Khan acad's working:
Edit, removed my workings as requested & added a follow up: Why don't they do the same here?
It might be helpful to look at the facts/steps all separately:
Square root of a square
For any real number $a$ (negative or not), $a^{2}$ is nonnegative, so we can take the square root of it; $\sqrt{a^{2}}$ makes sense. And the square root function always outputs a nonnegative number.
If $a\ge0$, then $\sqrt{a^{2}}=a$. And if $a<0$, $\sqrt{a^{2}}$ is positive but $a$ is not; we have $\sqrt{a^{2}}=-a$. Combining these two cases together, we have $\boxed{\sqrt{a^{2}}=\left|a\right|}$ for any real $a$. I think that equation is worth memorizing.
Problem 1
In the first problem presented, we have $\sqrt{x^{6}}=\sqrt{\left(x^{3}\right)^{2}}=\left|x^{3}\right|$. Since we're taking a limit as $x\to-\infty$, we only care about negative values of $x$. And the cube of a negative value is negative (e.g. $\left(-2\right)^{3}=-2*4=-8$).
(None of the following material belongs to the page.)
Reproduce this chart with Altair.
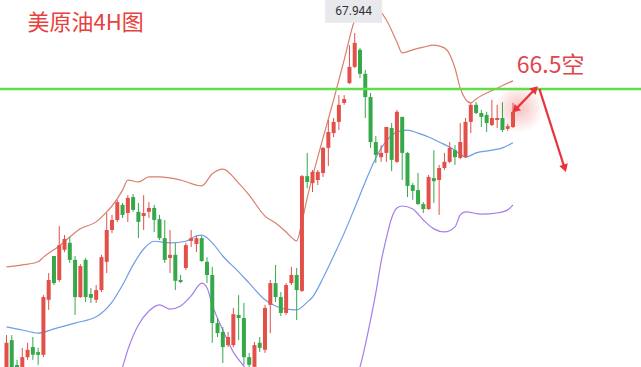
import altair as alt
import pandas as pd

# 4H candles for US crude (oldest first)
opens = [59.20, 60.02, 59.38, 59.12, 59.58, 59.84, 59.71, 59.64, 61.06, 62.19,
         61.57, 62.35, 62.53, 62.09, 61.13, 62.09, 61.21, 61.06, 61.31, 62.04,
         62.86, 63.12, 63.51, 63.30, 63.71, 63.33, 63.22, 63.33, 63.43, 63.14,
         62.65, 62.14, 62.22, 61.57, 61.88, 62.58, 62.50, 62.65, 62.04, 61.70,
         60.46, 60.23, 59.89, 59.89, 60.67, 60.59, 59.58, 59.33, 59.95, 59.77,
         60.93, 61.49, 61.13, 60.72, 61.49, 61.70, 61.29, 64.25, 64.07, 64.15,
         64.33, 64.98, 65.36, 65.65, 66.14, 66.65, 67.07, 67.51, 66.89, 66.29,
         65.13, 64.74, 64.85, 65.49, 64.62, 65.78, 64.85, 64.02, 63.89, 63.53,
         63.40, 64.20, 64.15, 64.46, 64.62, 64.92, 64.72, 64.74, 65.65, 66.09,
         65.88, 65.83, 65.57, 65.70, 65.75, 65.47, 65.52]
closes = [59.95, 59.25, 58.99, 59.58, 59.77, 59.64, 59.64, 61.13, 61.57, 61.49,
          62.47, 62.63, 62.09, 61.13, 61.93, 61.13, 61.11, 61.31, 62.16, 62.86,
          63.12, 63.58, 63.25, 63.69, 63.38, 63.07, 63.30, 63.43, 63.12, 62.65,
          62.09, 62.22, 61.55, 61.52, 62.47, 62.65, 62.65, 62.06, 61.70, 60.46,
          60.20, 59.84, 60.10, 60.69, 60.59, 59.58, 59.38, 59.89, 59.82, 60.85,
          61.49, 61.13, 60.72, 61.44, 61.70, 61.31, 64.25, 64.10, 64.36, 64.36,
          64.98, 65.39, 65.65, 66.09, 66.24, 67.07, 67.69, 66.89, 66.29, 65.13,
          64.80, 64.85, 65.52, 64.67, 65.91, 64.85, 64.00, 63.87, 63.53, 63.40,
          64.23, 64.12, 64.46, 64.62, 64.98, 64.74, 65.13, 65.65, 66.09, 65.88,
          65.78, 65.62, 65.75, 65.75, 65.44, 65.54, 65.91]
highs = [60.15, 60.15, 59.51, 59.82, 59.95, 60.10, 59.82, 61.18, 61.75, 62.19,
         62.96, 62.73, 62.68, 62.19, 61.98, 62.14, 61.36, 61.44, 62.22, 63.30,
         63.25, 63.64, 63.56, 63.76, 63.79, 63.56, 63.76, 63.58, 63.51, 63.25,
         63.12, 62.86, 62.53, 61.70, 62.53, 62.86, 62.71, 62.71, 62.16, 61.91,
         60.59, 60.36, 60.23, 60.85, 61.18, 60.98, 59.69, 59.97, 60.10, 60.93,
         61.57, 61.96, 61.26, 61.49, 61.91, 61.88, 64.28, 64.85, 64.41, 64.41,
         65.00, 65.70, 65.75, 66.34, 66.34, 67.63, 67.944, 67.56, 66.99, 66.40,
         65.29, 65.05, 65.52, 65.62, 65.96, 65.78, 64.87, 64.07, 64.33, 63.58,
         64.28, 64.92, 64.54, 64.85, 65.13, 65.05, 65.62, 65.75, 66.14, 66.16,
         65.96, 65.91, 66.22, 66.09, 66.16, 65.60, 66.14]
lows = [59.12, 59.12, 58.86, 59.04, 59.51, 59.51, 59.38, 59.58, 60.80, 61.44,
        61.52, 62.29, 62.01, 60.67, 61.11, 61.00, 60.98, 60.98, 61.26, 61.75,
        62.78, 63.07, 63.17, 63.07, 63.33, 62.65, 62.86, 63.17, 62.81, 62.60,
        62.01, 61.75, 61.31, 61.49, 61.83, 62.42, 62.29, 62.04, 61.49, 59.95,
        60.10, 59.43, 59.84, 59.84, 60.02, 59.38, 59.30, 59.25, 59.71, 59.69,
        60.20, 61.00, 60.64, 60.67, 61.44, 60.54, 61.26, 63.94, 63.84, 64.02,
        64.23, 64.51, 65.26, 65.44, 66.09, 66.63, 67.04, 66.78, 65.75, 64.98,
        64.59, 64.62, 64.62, 64.38, 64.59, 64.15, 63.71, 63.64, 63.51, 63.30,
        63.38, 63.56, 63.25, 64.41, 64.59, 64.54, 64.69, 64.72, 65.36, 65.85,
        65.52, 65.39, 65.54, 65.49, 65.39, 65.42, 65.49]

# Bollinger bands, sampled at candle indices
upper_idx = [0, 3, 6, 7, 10, 12, 14, 17, 19, 20, 22, 23, 25, 27, 29, 33, 37, 39, 41, 44,
             46, 49, 51, 53, 55, 56, 57, 59, 62, 64, 66, 67, 68, 70, 72, 74, 75, 77, 79,
             81, 83, 85, 86, 88, 89, 93, 96]
upper_val = [61.91, 61.96, 62.04, 62.16, 62.45, 62.68, 62.89, 63.07, 63.33, 63.48, 63.89,
             64.15, 64.10, 64.23, 64.23, 64.15, 64.00, 64.31, 64.43, 64.07, 63.76, 63.22,
             63.04, 62.81, 62.58, 63.07, 63.69, 64.74, 66.22, 67.25, 68.28, 68.54, 68.61,
             68.59, 68.28, 67.71, 67.43, 67.51, 67.58, 67.63, 67.56, 67.04, 66.52, 66.14,
             66.24, 66.52, 66.71]
mid_idx = [0, 3, 6, 9, 13, 17, 20, 22, 24, 26, 28, 31, 34, 36, 37, 39, 41, 44, 46, 49,
           51, 53, 55, 57, 58, 60, 62, 64, 66, 68, 70, 72, 74, 76, 78, 80, 82, 84, 86, 87,
           89, 92, 94, 96]
mid_val = [60.36, 60.28, 60.20, 60.31, 60.46, 60.62, 61.00, 61.44, 61.96, 62.37, 62.57,
           62.53, 62.57, 62.71, 62.73, 62.53, 62.19, 61.78, 61.49, 61.06, 60.90, 60.82,
           60.80, 61.00, 61.13, 61.62, 62.19, 62.78, 63.43, 64.10, 64.72, 65.16, 65.39,
           65.44, 65.36, 65.26, 65.13, 65.00, 64.82, 64.74, 64.85, 64.92, 64.98, 65.11]
lower_idx = [0, 8, 16, 20, 22, 23, 25, 27, 29, 31, 33, 35, 37, 38, 39, 41, 43, 45, 47, 50,
             54, 58, 62, 65, 67, 68, 69, 70, 71, 72, 73, 74, 75, 77, 79, 81, 83, 85, 86,
             87, 90, 93, 95, 96]
lower_val = [58.60, 58.48, 58.60, 58.86, 59.33, 59.77, 60.41, 60.77, 60.93, 60.82, 60.90,
             61.16, 61.49, 61.37, 60.93, 60.28, 59.71, 59.35, 59.04, 58.68, 58.53, 58.48,
             58.58, 58.86, 59.33, 59.89, 60.54, 61.24, 62.04, 62.65, 63.17, 63.43, 63.48,
             63.40, 63.12, 62.89, 62.81, 62.94, 63.25, 63.33, 63.27, 63.30, 63.38, 63.51]

resistance = 66.5
peak_price = 67.944
title_text = "美原油4H图"
call_text = "66.5空"

RED = "#e2504a"
GREEN = "#35a84a"

xs = alt.Scale(domain=[-0.28, 119.31], nice=False, zero=False)
ys = alt.Scale(domain=[59.326, 68.795], nice=False, zero=False)


def X(field):
    return alt.X(field, type="quantitative", scale=xs, axis=None)


def Y(field):
    return alt.Y(field, type="quantitative", scale=ys, axis=None)


candles = pd.DataFrame({
    "i": list(range(len(opens))),
    "open": opens, "close": closes, "high": highs, "low": lows,
})
candles["dir"] = ["up" if c >= o else "down" for o, c in zip(opens, closes)]
col = alt.Color("dir:N", scale=alt.Scale(domain=["up", "down"], range=[RED, GREEN]), legend=None)

wicks = alt.Chart(candles).mark_rule(strokeWidth=1, clip=True).encode(
    x=X("i"), y=Y("low"), y2="high", color=col)
bodies = alt.Chart(candles).mark_bar(size=4, clip=True).encode(
    x=X("i"), y=Y("open"), y2="close", color=col)


def band(idx, vals, color):
    d = pd.DataFrame({"i": idx, "v": vals})
    return alt.Chart(d).mark_line(color=color, strokeWidth=1.2, interpolate="monotone",
                                  clip=True).encode(x=X("i"), y=Y("v"))


upper = band(upper_idx, upper_val, "#d9806c")
mid = band(mid_idx, mid_val, "#6f9de6")
lower = band(lower_idx, lower_val, "#a67ee8")

level = alt.Chart(pd.DataFrame({"y": [resistance]})).mark_rule(
    color="#63dc4c", strokeWidth=2.5).encode(y=Y("y"))

# price tag for the swing high
tag_box = alt.Chart(pd.DataFrame({"x": [60.4], "x2": [71.2], "y": [68.795], "y2": [68.21]})).mark_rect(
    color="#e7e9ec").encode(x=X("x"), x2="x2", y=Y("y"), y2="y2")
tag_text = alt.Chart(pd.DataFrame({"x": [65.8], "y": [68.51], "t": [f"{peak_price:.3f}"]})).mark_text(
    font="Roboto", fontSize=12, color="#333333", align="center", baseline="middle").encode(
    x=X("x"), y=Y("y"), text="t:N")

title = alt.Chart(pd.DataFrame({"x": [4.0], "y": [68.21], "t": [title_text]})).mark_text(
    font="Noto Sans CJK SC", fontSize=22, color="#e8403c", align="left", baseline="middle").encode(
    x=X("x"), y=Y("y"), text="t:N")

call = alt.Chart(pd.DataFrame({"x": [96.7], "y": [67.08], "t": [call_text]})).mark_text(
    font="Noto Sans CJK SC", fontSize=23, color="#e0464b", align="left", baseline="middle").encode(
    x=X("x"), y=Y("y"), text="t:N")

# soft red glow at the last candle, built from faint concentric discs
glow_layers = []
for s in [2200, 1700, 1300, 950, 650, 420, 240, 110]:
    glow_layers.append(
        alt.Chart(pd.DataFrame({"x": [97.2], "y": [66.0]})).mark_circle(
            color="#f06060", size=s, opacity=0.045).encode(x=X("x"), y=Y("y")))

# arrows: double-headed toward the level, then a drop
arrow1 = pd.DataFrame({"x": [96.4, 100.2], "y": [65.96, 66.50]})
arrow2 = pd.DataFrame({"x": [101.0, 105.8], "y": [66.50, 64.45]})
a1 = alt.Chart(arrow1).mark_line(color="#e8343a", strokeWidth=2.2).encode(x=X("x"), y=Y("y"))
a2 = alt.Chart(arrow2).mark_line(color="#e8343a", strokeWidth=2.2).encode(x=X("x"), y=Y("y"))
heads = pd.DataFrame({"x": [96.4, 100.2, 105.8], "y": [65.96, 66.50, 64.45], "a": [225, 45, 162]})
h = alt.Chart(heads).mark_point(shape="triangle-up", filled=True, size=80, color="#e8343a",
                                opacity=1).encode(x=X("x"), y=Y("y"), angle=alt.Angle("a:Q", scale=None))

chart = alt.layer(
    *glow_layers, upper, mid, lower, wicks, bodies, level, tag_box, tag_text,
    title, call, a1, a2, h
).properties(
    width=641, height=367, padding=0, autosize=alt.AutoSizeParams(type="none"),
    background="white"
).configure_view(stroke=None)

chart.save("out.html", embed_options={"renderer": "svg", "actions": False})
When we have the absolute value of a negative number, we negate it to make it positive. So in this context, $\left|x^{3}\right|=-\left(x^{3}\right)$. The order of operations lets us drop the parentheses. So we have $\sqrt{x^{6}}=-x^{3}$ in this context, and can multiply through by $-1$ to get $x^{3}=-\sqrt{x^{6}}$.
Thus, $1=\dfrac{\dfrac{1}{-\sqrt{x^{6}}}}{\dfrac{1}{x^{3}}}$, which helps you solve the limit.
Problem 2
In the second problem presented, we have $\sqrt{x^{4}}=\sqrt{\left(x^{2}\right)^{2}}=\left|x^{2}\right|$. Since we're taking a limit as $x\to-\infty$, we only care about negative values of $x$. But the square of a negative value is positive (e.g. $\left(-2\right)^{2}=4$). When we have the absolute value of a positive number, we just get the original number. So in this context, $\left|x^{2}\right|=x^{2}$. In fact, since the square of a nonnegative number is nonnegative, we would still have $\left|x^{2}\right|=x^{2}$ when $x$ is nonnegative, too. So we have $\sqrt{x^{4}}=x^{2}$ for any real $x$.
Thus, $1=\dfrac{\dfrac{1}{\sqrt{x^{4}}}}{\dfrac{1}{x^{2}}}$, which helps you solve the limit.